## What you have to do
Using the material below, repeat exactly the lines from the one with "Emit a component" through the one with "import * as", ends included, without any images.

## Exercise material
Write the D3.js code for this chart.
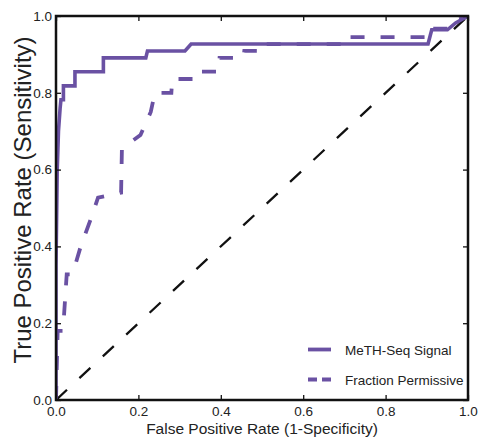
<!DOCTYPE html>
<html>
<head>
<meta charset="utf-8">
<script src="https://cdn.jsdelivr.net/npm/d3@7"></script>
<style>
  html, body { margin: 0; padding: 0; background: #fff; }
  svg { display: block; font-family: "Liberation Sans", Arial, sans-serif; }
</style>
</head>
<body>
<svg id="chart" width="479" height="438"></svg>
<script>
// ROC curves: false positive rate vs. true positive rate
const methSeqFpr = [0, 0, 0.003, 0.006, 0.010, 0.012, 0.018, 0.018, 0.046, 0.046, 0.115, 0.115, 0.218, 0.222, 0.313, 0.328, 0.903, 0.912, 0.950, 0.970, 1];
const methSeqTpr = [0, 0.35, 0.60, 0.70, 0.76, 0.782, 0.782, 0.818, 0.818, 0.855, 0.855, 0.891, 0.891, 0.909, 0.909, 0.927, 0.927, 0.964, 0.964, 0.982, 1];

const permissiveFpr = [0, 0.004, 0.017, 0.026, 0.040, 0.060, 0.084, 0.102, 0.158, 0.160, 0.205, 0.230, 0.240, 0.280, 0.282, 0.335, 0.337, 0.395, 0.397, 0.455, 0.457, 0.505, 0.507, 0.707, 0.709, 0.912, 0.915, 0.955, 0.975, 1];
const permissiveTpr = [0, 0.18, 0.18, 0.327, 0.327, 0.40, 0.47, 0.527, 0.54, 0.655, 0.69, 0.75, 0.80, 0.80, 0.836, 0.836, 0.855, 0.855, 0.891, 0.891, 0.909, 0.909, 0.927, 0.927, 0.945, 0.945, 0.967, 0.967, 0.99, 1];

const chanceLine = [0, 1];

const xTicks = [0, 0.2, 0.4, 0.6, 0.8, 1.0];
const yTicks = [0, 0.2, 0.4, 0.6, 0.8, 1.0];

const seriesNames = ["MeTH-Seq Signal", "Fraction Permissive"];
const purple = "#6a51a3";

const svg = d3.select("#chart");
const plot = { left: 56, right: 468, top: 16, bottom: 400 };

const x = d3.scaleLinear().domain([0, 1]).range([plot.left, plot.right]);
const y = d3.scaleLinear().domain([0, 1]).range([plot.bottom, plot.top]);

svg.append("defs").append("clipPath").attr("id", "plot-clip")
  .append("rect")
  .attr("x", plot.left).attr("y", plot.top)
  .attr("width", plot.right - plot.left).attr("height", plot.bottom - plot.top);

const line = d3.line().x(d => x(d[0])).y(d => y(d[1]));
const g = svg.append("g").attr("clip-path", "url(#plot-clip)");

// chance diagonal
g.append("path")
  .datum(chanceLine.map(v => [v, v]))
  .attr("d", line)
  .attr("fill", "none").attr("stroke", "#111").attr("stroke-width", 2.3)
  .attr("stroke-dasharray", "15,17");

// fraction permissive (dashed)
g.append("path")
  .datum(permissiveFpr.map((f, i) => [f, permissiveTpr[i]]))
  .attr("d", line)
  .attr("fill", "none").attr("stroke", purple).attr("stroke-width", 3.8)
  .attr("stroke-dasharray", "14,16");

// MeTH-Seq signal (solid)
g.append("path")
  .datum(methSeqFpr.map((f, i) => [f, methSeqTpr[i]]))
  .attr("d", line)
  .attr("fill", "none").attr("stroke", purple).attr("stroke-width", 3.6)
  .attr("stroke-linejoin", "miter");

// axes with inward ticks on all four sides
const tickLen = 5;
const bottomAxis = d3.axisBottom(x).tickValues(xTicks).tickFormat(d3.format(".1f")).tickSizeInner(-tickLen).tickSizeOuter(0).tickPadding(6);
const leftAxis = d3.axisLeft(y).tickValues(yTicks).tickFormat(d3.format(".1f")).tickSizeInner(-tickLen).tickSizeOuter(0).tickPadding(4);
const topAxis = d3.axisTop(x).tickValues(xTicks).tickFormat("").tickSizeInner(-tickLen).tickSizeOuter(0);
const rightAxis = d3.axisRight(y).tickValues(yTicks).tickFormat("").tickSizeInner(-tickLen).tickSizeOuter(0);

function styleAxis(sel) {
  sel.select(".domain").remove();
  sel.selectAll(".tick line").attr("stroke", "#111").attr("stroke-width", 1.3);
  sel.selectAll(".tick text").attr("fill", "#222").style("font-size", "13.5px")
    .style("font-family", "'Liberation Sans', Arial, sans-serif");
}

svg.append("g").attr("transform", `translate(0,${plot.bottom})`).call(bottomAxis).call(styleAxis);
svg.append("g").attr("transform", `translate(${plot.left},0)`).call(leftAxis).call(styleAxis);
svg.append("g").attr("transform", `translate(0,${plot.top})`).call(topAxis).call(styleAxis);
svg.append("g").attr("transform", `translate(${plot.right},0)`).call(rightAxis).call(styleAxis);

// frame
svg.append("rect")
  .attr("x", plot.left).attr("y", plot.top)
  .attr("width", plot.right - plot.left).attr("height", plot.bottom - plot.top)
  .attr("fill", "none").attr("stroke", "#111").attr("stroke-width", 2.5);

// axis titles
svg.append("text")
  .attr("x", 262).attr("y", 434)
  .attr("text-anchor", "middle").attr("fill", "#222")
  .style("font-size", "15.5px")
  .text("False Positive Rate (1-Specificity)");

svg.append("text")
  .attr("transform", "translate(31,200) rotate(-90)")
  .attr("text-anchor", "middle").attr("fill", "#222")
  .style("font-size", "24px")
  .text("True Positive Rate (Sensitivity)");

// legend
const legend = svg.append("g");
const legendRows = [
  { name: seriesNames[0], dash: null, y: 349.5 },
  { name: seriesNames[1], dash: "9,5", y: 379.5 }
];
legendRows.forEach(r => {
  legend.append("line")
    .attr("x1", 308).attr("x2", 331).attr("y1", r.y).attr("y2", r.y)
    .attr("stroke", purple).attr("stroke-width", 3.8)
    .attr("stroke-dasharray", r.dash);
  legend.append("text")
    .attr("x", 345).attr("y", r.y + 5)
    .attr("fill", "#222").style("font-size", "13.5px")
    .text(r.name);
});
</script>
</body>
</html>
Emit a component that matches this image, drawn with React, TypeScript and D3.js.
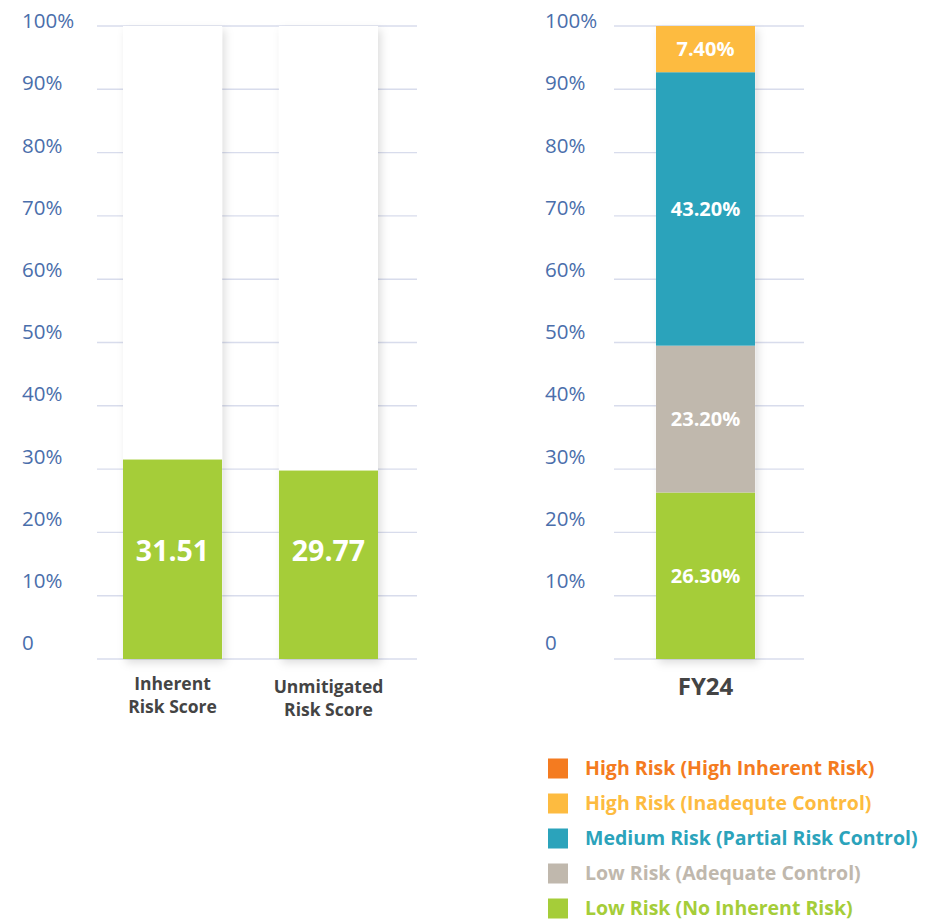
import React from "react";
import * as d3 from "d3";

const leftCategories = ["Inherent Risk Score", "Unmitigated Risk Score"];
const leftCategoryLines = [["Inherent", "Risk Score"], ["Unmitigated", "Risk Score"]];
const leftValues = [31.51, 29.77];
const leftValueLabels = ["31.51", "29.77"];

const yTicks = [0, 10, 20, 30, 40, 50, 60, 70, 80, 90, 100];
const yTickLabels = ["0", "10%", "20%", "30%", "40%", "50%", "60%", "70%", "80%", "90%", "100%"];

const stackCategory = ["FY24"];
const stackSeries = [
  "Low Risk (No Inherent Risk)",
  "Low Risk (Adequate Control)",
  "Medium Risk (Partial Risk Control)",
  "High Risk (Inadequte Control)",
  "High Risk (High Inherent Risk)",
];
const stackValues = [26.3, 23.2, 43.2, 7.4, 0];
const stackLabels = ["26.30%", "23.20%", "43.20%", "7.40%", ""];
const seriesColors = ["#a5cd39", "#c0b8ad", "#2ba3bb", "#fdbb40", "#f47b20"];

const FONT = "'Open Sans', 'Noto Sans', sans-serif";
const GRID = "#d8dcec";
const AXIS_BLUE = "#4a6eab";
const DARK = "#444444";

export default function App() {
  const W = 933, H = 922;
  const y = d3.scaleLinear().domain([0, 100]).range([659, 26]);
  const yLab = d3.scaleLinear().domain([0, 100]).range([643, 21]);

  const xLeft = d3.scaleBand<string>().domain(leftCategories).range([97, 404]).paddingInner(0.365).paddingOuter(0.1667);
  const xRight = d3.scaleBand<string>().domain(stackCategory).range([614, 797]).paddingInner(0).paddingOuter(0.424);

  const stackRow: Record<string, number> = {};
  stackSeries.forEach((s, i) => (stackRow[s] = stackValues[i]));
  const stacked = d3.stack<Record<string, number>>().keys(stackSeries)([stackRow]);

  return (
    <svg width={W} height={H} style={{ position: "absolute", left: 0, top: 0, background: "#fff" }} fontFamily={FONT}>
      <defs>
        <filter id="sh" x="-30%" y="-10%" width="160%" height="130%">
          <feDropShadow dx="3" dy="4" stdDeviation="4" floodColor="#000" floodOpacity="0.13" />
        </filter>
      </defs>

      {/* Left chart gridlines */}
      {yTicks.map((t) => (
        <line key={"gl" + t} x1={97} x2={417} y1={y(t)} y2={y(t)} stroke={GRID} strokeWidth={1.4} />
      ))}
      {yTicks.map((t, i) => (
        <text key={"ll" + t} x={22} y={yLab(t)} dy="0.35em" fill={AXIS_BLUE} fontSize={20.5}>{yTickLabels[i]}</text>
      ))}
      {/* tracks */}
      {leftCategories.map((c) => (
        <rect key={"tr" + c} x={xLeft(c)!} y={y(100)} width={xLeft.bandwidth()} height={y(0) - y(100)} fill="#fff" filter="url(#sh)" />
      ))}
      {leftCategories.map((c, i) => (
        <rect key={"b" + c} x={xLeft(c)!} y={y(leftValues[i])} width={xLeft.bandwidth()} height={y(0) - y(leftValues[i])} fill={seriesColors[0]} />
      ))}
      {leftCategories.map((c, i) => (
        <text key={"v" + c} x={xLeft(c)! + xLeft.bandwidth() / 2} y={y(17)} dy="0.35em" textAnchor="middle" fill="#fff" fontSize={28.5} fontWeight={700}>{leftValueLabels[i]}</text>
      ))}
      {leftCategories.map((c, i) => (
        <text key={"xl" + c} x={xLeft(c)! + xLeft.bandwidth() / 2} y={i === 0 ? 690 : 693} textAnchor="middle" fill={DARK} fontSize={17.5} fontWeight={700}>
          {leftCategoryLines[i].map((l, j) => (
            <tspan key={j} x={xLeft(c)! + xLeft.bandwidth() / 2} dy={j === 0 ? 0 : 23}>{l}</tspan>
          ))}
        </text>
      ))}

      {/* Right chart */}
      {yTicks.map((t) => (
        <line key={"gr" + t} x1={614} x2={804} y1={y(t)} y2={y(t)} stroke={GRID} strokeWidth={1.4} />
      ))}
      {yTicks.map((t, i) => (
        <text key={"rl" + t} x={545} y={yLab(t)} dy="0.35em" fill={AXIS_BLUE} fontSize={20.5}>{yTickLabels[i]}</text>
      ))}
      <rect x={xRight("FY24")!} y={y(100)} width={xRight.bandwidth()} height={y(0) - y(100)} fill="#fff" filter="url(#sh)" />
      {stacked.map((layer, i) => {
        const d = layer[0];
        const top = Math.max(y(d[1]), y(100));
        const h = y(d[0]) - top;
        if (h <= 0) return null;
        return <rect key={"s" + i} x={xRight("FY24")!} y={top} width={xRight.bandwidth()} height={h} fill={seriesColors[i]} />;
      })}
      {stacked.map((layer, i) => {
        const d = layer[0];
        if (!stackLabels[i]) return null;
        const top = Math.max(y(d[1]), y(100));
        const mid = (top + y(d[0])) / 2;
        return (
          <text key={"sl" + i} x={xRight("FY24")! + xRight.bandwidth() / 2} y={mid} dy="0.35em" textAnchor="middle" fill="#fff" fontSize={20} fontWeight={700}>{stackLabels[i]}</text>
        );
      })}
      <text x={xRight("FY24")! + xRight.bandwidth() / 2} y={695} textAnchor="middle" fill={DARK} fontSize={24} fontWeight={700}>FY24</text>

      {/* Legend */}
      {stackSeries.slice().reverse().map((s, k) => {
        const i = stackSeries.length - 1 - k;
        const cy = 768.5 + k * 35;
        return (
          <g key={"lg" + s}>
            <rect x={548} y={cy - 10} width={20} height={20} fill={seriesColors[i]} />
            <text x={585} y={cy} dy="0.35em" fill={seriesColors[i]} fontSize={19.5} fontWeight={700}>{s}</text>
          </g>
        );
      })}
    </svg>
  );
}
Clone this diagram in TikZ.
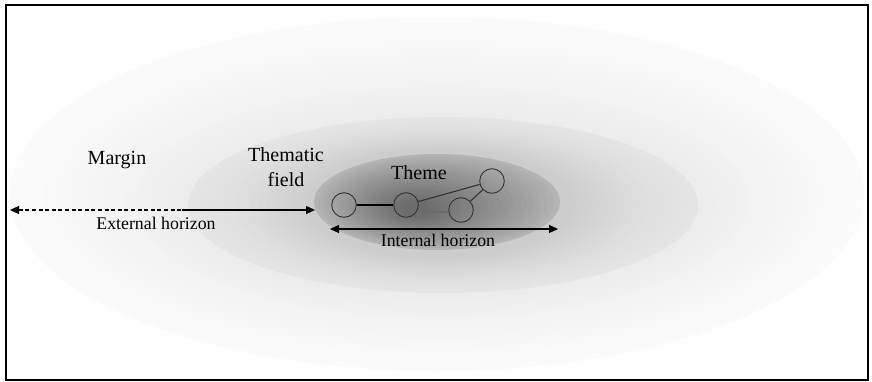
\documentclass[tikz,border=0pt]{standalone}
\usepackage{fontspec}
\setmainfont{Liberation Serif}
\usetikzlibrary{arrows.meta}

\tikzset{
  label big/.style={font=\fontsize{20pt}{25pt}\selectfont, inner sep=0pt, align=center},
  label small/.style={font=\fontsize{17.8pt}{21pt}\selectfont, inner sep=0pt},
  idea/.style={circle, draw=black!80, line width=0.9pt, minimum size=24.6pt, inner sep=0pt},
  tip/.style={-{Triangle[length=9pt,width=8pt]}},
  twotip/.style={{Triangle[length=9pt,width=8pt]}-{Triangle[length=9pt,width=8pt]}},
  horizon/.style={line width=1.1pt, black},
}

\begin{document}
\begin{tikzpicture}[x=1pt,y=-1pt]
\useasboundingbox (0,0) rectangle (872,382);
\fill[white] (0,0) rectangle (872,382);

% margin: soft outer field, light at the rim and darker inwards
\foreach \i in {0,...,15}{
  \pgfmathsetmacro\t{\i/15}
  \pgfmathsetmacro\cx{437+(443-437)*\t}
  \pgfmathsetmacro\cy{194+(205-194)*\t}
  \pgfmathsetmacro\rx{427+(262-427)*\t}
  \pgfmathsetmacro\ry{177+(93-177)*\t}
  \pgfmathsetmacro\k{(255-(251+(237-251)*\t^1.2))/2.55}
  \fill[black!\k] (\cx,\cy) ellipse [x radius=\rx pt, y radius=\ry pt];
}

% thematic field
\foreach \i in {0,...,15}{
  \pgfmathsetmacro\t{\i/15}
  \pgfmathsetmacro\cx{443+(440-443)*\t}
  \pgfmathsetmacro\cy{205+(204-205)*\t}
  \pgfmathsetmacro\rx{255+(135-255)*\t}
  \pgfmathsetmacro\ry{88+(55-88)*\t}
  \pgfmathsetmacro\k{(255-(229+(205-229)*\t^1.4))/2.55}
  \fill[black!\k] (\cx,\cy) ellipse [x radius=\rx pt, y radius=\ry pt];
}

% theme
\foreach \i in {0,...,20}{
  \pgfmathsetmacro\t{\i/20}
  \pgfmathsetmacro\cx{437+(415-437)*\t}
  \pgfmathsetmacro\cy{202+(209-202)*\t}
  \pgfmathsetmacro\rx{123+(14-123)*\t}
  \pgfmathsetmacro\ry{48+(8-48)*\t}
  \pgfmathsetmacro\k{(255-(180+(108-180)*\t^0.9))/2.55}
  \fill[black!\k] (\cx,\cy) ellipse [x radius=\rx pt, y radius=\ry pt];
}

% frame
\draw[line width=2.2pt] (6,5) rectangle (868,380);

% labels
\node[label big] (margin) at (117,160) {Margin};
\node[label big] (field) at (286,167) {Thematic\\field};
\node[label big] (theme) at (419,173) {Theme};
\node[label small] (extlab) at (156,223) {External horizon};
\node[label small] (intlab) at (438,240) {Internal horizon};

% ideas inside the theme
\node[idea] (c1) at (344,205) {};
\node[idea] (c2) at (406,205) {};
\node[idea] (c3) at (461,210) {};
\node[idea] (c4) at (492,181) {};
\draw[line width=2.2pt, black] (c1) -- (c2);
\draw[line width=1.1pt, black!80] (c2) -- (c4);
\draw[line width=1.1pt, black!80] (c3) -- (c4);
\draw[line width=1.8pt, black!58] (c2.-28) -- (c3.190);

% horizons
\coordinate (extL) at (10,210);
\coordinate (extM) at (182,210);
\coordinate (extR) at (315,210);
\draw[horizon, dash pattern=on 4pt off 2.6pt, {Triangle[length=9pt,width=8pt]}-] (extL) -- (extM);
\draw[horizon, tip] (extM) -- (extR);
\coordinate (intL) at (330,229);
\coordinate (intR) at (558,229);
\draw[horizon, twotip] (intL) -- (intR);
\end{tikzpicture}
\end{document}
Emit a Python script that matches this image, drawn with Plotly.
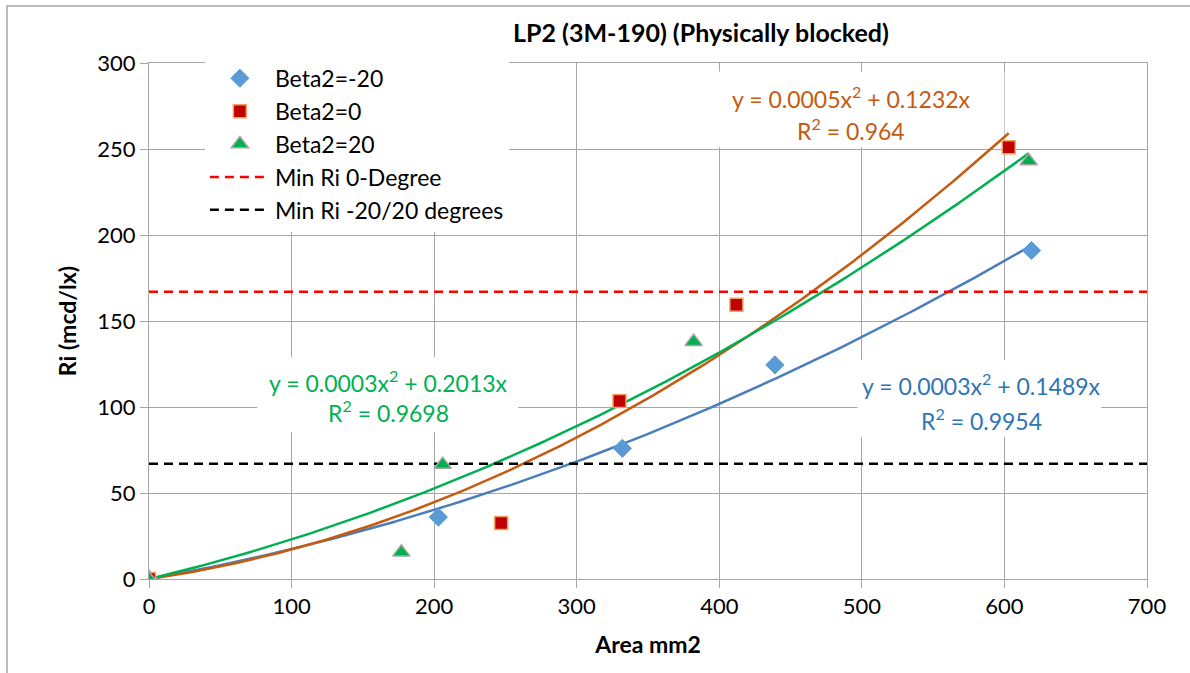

## Exercise solution
Emit a component that matches this image, drawn with React, TypeScript and D3.js.
import React from "react";
import * as d3 from "d3";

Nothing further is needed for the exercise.